As I have said that a wife should submit even to a husband who doesn't love her, a husband should sacrifice (just as Christ did) even if the wife is not submissive. That means even if she is nagging, angry, a non-believer, rebellious. He should still put her sanctification and her needs before his, making that sacrifice and so imitate Christ. It would be better to have a corner of a rooftop than live with a quarrelsome wife, but if you do have a quarrelsome wife, then you still have to sacrifice for her! Or was Christ's sacrifice a conditional one? One based upon the submission of the church? Of course not! A husband's life should be joyfully and willingly laid down for his wife and her sanctification.
1 Peter 3:7
7Likewise, husbands, live with your wives in an understanding way, showing honor to the woman as the weaker vessel, since they are heirs with you[a] of the grace of life, so that your prayers may not be hindered.
Know the wife, her strengths, weaknesses, talents, desires, needs, so forth and treat her accordingly. With her weaknesses (as she's a sinner just like you are), seek to complement them and protect her from them. Honor wives as weaker vessel. Weaker possibly because they are in the weaker role, called to submit? Or maybe just physical strength? But anyway, the call is to honor such a wife. Not lord it over her, not force her to one's every beck and call, but honor such a wife. The last shall be first, and the greatest will be servant of all. She's in a role where God has called her to serve. Are you going to act like a Gentile with your position or a Christian?
Personally, I see the husband's call just as great as that of the wife. Yes, there are ugly times when wives are to submit to a sinful authority. But a husband's going to be held responsible for that sinful authority, and in fact, for every decision that household makes, whether he wants to be held responsible or not.

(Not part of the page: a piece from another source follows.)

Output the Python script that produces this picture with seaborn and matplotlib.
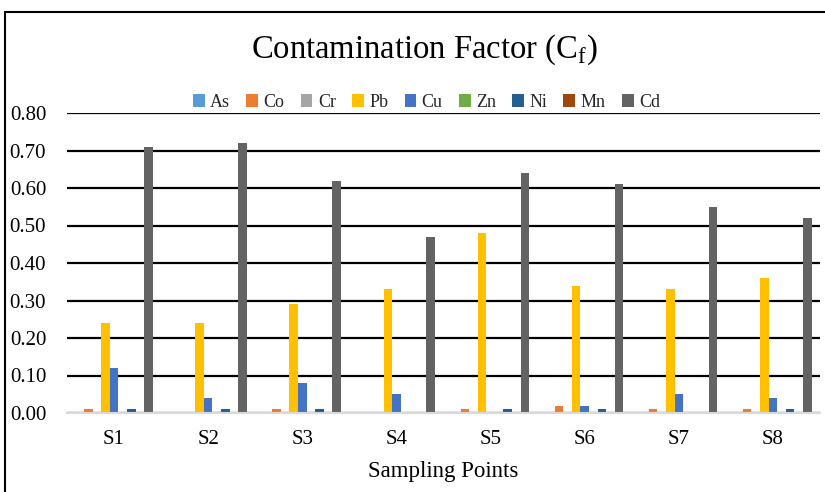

He's asked to lay down his life for his wife, to sacrifice himself for her sanctification, to cherish her more than himself.
Finally, and I mention this because it seems to be brought up a lot, I don't see Scriptual evidence that the husband is supposed to submit to his wife. He's to sacrifice for her, but not commanded to submit to her. One exception: 1 Cor. 7:3. I have previously posted on Ephesians 5:21.